→ Short problem
Search the listing below for the string "seaborn" and show each line that contains it.

+++ Listing

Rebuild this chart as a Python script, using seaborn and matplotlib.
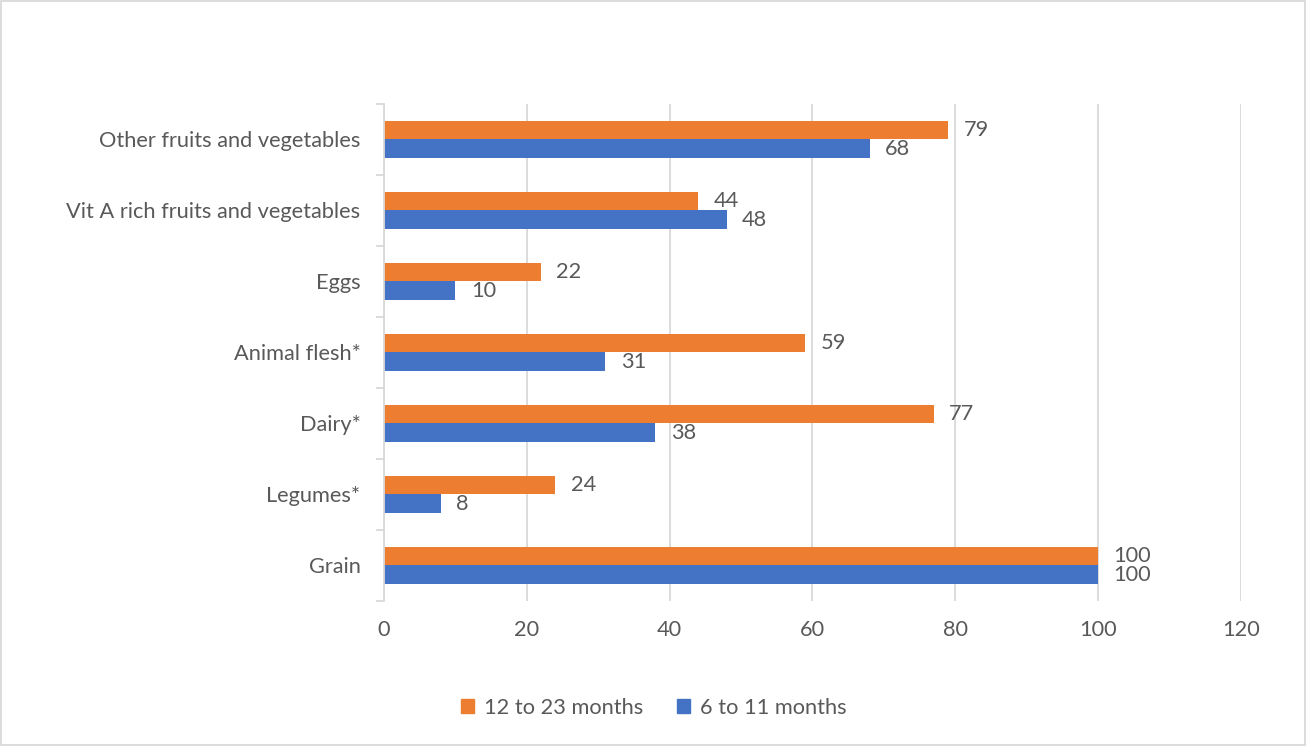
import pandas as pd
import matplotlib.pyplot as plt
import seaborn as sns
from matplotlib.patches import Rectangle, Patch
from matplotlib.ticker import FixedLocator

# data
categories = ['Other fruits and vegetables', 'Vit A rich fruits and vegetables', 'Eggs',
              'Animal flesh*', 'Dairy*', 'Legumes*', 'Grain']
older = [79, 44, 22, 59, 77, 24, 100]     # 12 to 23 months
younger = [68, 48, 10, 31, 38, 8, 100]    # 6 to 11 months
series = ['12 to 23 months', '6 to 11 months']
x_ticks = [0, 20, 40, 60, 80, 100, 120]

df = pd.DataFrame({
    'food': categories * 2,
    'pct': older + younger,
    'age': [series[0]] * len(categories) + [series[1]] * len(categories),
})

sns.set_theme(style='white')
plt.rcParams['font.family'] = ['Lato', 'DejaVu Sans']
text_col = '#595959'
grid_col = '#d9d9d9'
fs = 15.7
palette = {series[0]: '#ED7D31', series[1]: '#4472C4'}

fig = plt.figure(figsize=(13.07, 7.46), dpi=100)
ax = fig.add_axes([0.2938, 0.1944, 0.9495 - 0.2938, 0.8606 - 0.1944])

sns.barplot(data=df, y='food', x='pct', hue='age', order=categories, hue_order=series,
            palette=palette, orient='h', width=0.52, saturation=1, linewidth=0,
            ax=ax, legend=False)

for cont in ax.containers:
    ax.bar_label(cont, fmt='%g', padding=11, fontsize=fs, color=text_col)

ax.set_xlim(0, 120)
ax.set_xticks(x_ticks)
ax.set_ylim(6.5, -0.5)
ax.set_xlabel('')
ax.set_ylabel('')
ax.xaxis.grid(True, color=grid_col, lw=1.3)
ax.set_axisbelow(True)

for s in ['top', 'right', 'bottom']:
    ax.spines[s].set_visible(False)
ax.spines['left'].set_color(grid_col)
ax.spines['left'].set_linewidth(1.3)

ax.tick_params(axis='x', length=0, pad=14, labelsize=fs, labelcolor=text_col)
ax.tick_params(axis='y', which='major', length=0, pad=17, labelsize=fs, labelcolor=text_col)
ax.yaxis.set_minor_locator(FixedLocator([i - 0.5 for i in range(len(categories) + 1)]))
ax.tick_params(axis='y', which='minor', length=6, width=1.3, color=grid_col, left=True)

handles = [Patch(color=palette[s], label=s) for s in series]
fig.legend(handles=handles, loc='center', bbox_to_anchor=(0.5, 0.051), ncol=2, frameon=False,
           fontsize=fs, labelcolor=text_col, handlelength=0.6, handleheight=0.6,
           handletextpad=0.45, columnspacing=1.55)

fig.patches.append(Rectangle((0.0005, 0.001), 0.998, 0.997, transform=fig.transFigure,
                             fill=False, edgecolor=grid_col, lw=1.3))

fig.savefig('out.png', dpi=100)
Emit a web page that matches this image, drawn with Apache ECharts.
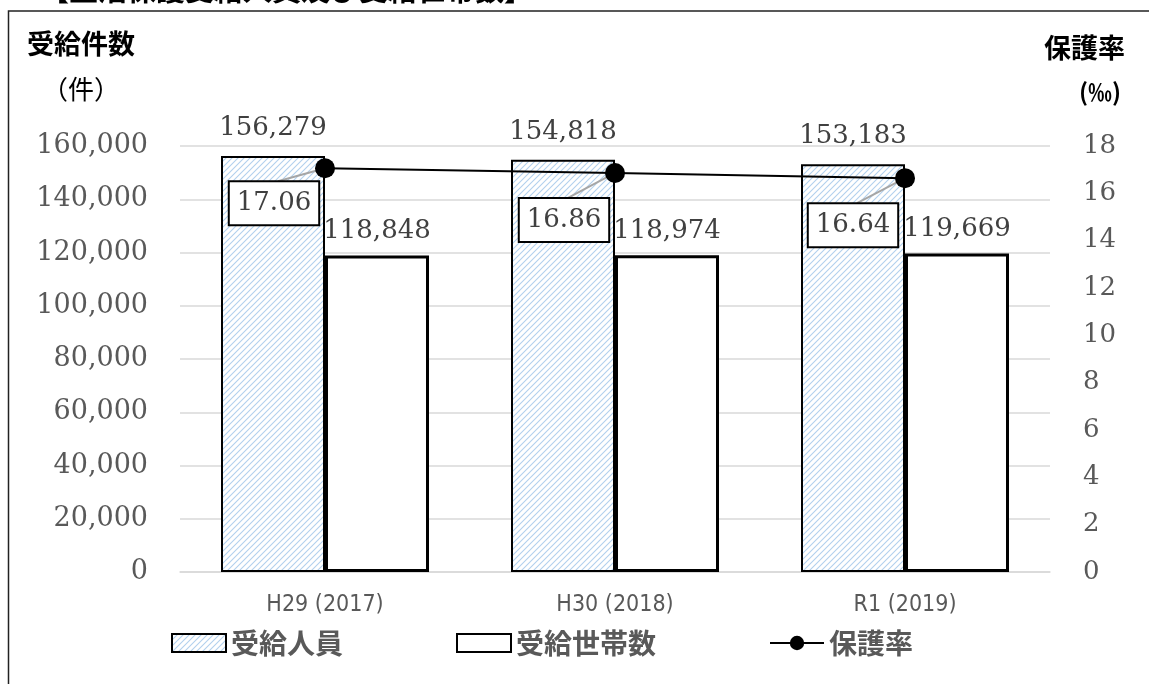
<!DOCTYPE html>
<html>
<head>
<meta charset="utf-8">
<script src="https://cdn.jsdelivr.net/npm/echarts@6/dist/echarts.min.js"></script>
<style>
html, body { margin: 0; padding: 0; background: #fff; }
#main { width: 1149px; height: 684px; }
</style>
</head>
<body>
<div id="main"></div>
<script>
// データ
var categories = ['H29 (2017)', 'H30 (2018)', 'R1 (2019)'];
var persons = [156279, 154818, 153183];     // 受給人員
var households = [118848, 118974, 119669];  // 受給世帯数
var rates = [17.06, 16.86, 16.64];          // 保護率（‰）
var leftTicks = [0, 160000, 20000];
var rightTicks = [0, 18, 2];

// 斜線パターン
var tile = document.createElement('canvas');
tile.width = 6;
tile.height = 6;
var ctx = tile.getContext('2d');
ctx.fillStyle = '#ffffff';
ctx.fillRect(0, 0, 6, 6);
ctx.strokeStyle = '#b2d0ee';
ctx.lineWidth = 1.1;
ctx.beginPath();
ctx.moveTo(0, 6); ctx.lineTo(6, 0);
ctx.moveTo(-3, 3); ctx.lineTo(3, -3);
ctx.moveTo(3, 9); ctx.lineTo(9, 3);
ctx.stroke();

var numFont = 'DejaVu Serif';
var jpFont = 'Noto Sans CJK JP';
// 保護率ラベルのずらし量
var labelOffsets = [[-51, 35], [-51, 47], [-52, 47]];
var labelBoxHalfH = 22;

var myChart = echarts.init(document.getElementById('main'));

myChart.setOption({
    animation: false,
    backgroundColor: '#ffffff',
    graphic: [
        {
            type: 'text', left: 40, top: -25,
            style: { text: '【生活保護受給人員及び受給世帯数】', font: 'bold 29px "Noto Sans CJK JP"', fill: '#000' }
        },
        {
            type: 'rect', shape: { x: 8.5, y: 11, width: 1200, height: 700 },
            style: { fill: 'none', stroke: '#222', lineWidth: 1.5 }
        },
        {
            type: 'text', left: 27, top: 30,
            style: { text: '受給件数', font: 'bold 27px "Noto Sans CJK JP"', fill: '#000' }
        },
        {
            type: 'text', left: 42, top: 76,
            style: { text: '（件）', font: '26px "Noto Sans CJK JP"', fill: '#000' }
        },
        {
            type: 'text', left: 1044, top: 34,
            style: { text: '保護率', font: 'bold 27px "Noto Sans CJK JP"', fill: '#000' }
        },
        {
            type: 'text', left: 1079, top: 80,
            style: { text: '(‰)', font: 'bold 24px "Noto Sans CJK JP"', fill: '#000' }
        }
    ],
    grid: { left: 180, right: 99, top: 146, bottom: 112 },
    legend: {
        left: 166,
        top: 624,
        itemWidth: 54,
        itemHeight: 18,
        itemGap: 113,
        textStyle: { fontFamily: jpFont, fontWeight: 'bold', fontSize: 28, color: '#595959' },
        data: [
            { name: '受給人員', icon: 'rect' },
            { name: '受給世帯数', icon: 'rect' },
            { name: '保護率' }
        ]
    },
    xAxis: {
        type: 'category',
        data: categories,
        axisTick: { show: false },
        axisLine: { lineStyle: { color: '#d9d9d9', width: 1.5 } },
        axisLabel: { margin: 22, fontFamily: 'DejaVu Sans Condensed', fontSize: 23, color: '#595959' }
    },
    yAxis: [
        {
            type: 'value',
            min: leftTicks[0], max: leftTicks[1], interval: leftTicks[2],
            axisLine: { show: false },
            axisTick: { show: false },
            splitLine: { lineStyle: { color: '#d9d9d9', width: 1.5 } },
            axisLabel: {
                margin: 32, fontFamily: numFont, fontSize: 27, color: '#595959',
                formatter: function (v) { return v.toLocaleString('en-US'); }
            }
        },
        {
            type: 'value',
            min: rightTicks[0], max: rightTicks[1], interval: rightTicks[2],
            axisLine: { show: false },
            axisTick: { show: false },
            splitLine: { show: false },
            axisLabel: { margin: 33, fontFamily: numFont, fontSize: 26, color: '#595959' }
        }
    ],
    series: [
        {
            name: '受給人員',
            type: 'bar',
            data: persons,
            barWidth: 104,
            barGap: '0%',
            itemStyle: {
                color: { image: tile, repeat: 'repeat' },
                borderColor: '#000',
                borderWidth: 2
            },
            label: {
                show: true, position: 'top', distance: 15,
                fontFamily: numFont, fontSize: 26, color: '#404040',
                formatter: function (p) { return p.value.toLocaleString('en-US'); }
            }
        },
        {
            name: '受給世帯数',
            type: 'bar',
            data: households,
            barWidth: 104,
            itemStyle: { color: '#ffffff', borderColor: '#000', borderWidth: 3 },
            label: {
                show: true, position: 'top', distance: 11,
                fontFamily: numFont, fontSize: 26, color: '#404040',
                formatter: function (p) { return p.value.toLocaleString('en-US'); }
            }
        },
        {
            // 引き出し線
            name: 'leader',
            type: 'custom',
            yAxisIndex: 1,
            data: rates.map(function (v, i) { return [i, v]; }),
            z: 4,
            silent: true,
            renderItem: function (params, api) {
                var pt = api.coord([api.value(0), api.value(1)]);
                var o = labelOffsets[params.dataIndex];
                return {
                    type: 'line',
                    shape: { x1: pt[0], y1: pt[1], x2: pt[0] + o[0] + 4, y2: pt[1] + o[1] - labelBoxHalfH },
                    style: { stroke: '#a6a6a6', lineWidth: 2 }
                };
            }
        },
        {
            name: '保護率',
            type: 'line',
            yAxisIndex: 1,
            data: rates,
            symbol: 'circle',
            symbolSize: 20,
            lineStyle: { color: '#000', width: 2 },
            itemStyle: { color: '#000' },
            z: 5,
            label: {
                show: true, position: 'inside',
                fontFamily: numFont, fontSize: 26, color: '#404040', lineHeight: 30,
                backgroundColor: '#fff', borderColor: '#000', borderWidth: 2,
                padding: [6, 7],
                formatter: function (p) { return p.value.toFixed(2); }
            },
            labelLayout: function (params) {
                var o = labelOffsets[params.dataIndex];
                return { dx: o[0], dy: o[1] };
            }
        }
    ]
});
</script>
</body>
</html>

++++++

→ Worked solution
Rebuild this chart as a Python script, using seaborn and matplotlib.
import seaborn as sns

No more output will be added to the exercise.